Effect of Galactic and primordial Magnetic Field on polarization of CMB and 21 cm radiation.

Soma De
(Arizona State University)


I will discuss the effect of both primordial and galactic magnetic field on the polarization of CMB and 21 cm radiation. Faraday Rotation (FR) of CMB polarization, as measured through mode-coupling correlations of E and B modes, can be a promising probe of a stochastic primordial magnetic field (PMF). We use existing estimates of the Milky Way rotation measure (RM) to forecast its detectability with upcoming and future CMB experiments. We find that the galactic RM will not be seen in polarization measurements by Planck, but that it will need to be accounted for by CMB experiments capable of detecting the weak lensing contribution to the B-mode. We find that a realistic future sub-orbital experiment, covering a patch of the sky near the galactic poles, can detect a scale-invariant PMF of 0.1 nano-Gauss at better than 95% confidence level, while a dedicated space-based experiment can detect even smaller fields. Redshifted 21 cm signal from neutral hydrogen is one of the most competitive probes of the epoch of reionization (EoR). Unpolarized 21 cm radiation acquires a certain level of linear polarization during the EoR due to Thompson scattering. This linear polarization, if measured, could probe important information about the EoR. We show that a 99 % accuracy on rotation measure (RM) data is necessary to recover the initial E-mode signal. We conclude that, given the current status of RM observations, it is not possible to retrieve the initial polarization signal of 21 cm from the EoR. However, we are optimistic that it may be possible from the next generation radio surveys.

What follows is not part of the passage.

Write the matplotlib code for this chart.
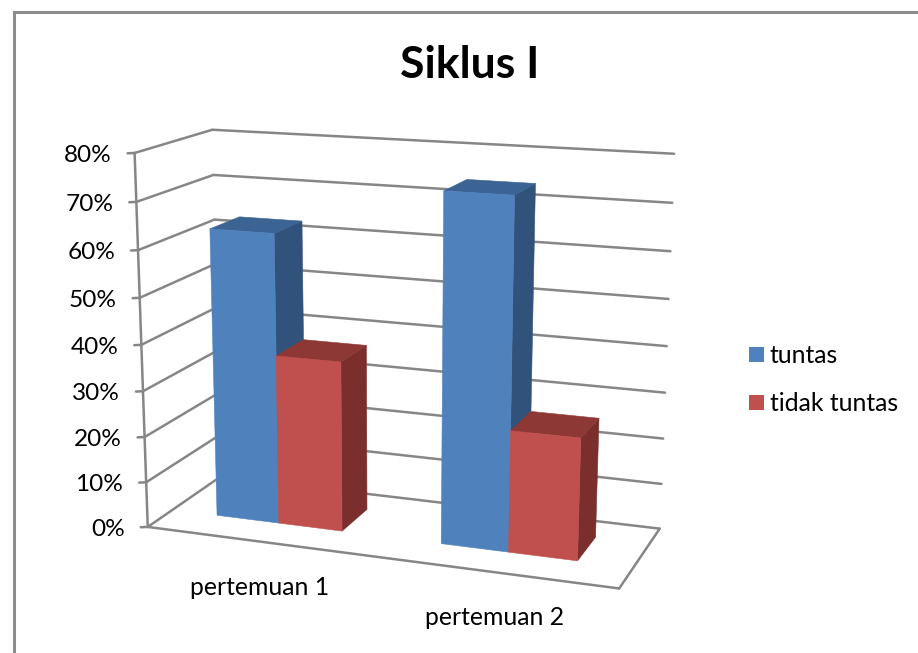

Finally I will discuss the possibility of any circular polarization that can be picked up by CMB. Circular polarization in the radiation CMB may not be present at the surface of last scattering. However, as the CMB passes through galaxies and galaxy clusters, which could generate a circular polarization by the method of Faraday conversion (FC) (Pacholczyk, 1998, Cooray et al, 2002). Circular polarization (due to Faraday conversion) has no strong local foreground. The unique frequency dependence of FC signal will allow one to eliminate other possible sources of circular polarization enabling to probe the first star explosions.